なんとなく経験としては知っていたと思います。けれど、このように視覚化してみることで「たしかに………」と改めて理解してもらえるのではないでしょうか。

人間関係でストレスを感じたら

【相手を受け入れる】
・寛容という言葉を思い出す。怒ったままでは自分のストレスになるだけです。

【他人の目でものを見る】
・もしも自分が相手だったら、と思いやってみましょう(ただし、相手が善意の人に限る)。

【相手の言うことをよく聞く】
・自分中心に考えていないか、まず相手に集中し、黙って耳を傾けてあげます。

【感情を受け入れる】
・怒りや悲しみを無理に消そうとしないで、ただ感じてみましょう。

【相手を批判しない】
・「あなたは!」と批判して改善されるのでしょうか? やがて会話もなくなってしまうかもしれません。

【自分が幸福になる】
・まずは自分を大切にしてあげましょう。それが結果として相手を大切にすることにつながり、態度が変わってきます。
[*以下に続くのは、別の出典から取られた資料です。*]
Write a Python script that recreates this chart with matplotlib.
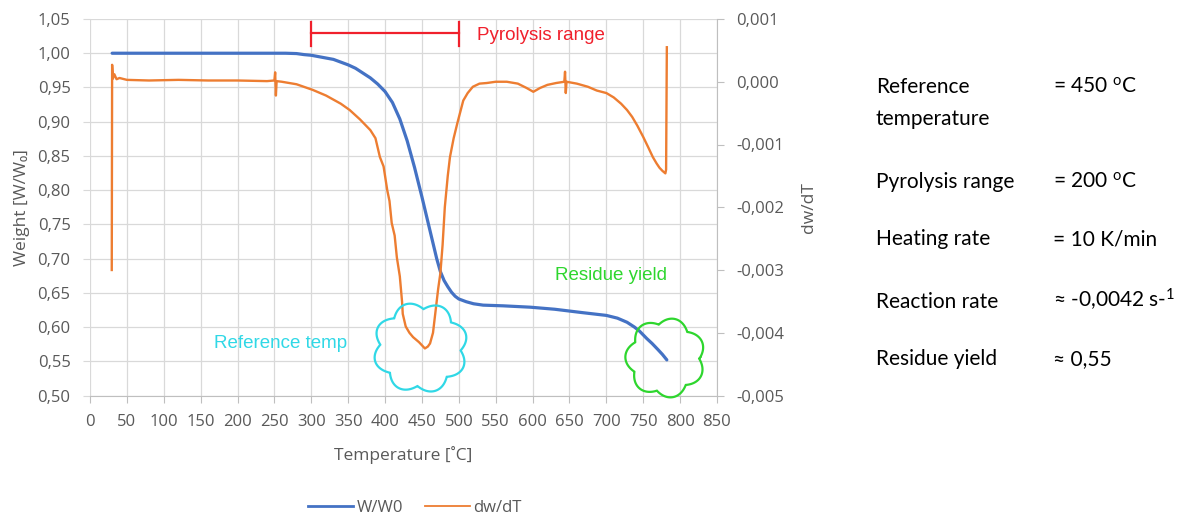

【以下のような「イヤなタイプ」をあげて見て、どれかにあてはめてみる】
・感情的。気分にムラがある・自分のやり方を押し付ける・規則を言い立て融通がきかない・えこひいき、弱い者いじめ・人に責任転嫁する・細かすぎる・物欲、金銭欲、地位欲が強い、自慢話ばかりしている、経験の枠内でしか考えない・ゴマをする・陰で他人の悪口を言う・些細なことまで仕切りたがる………etc

【そして、上記を分析してみる】
・すべてにあてはまる人はいないので、逆によい点が見えてきます。

・まず「ストレス」と呼ばれるものの構造を知り、それを自己観察してみましょう。
この自己観察の作業は繰り返すたびにどんどん精度は上がっていきます。「自分は、こういう事を言われると弱いんだ」「自分は傷ついたとき、こういう思考が出ちゃうんだ」「同僚のAさんがしょっちゅう登場するから、わたしはあの人が苦手なんだな」というように、自分のストレス傾向に気づくことができます。
ストレス体験を振り返って観察するわけですから、いやな気分になることもあると思います。その感情もしっかり受け止めてください。そこから目をそらすのではなく、むしろ嫌な気持ちほど、「あのとき、自分はいやだったんだなぁ」「つらかったんだなぁ」と受け止めることが大切です。
そして、このストレスを知るという行為自体が、実はこのセルフモニタリング(自己観察)自体がストレスの軽減にもつながります。
人は未知のもの、得体の知れないものを本能的に恐れます。
なぜなら未知のもの、得体の知れないものはコントロールできないものだからです。『コントロール出来ない=危険』と脳が判断してしまうからです。
自分を苦しめている「ストレス」の正体に気づけば、「何もこの程度の事で悩まなくてもいいじゃん!」と納得して、ストレスをすっかり手放してしまえることもあります。
もし、それでストレスの悪循環に気づき、自分の考え方、感じ方のパターンを理解することで、「問題が解決できた」と思うのであれば、それは素晴らしいことです。モニタリングを繰り返せば、自然とストレスを感じにくい体質になってきますし、なかにはモニタリングを習得した段階で、「もうこれ以上のワークはしなくても大丈夫」となる場合もあります。
このように「ストレスを知る」というだけで、ぐるぐるとした悪循環のを断ち切り、そこから抜け出せることがあるのです。「敵を知り、己を知れば、百戦危うからず」とはよく言ったものです。
少し抵抗があったり、面倒に感じるかもしれませんが、「自分のストレスを知る」ことには、それだけの価値があるのです。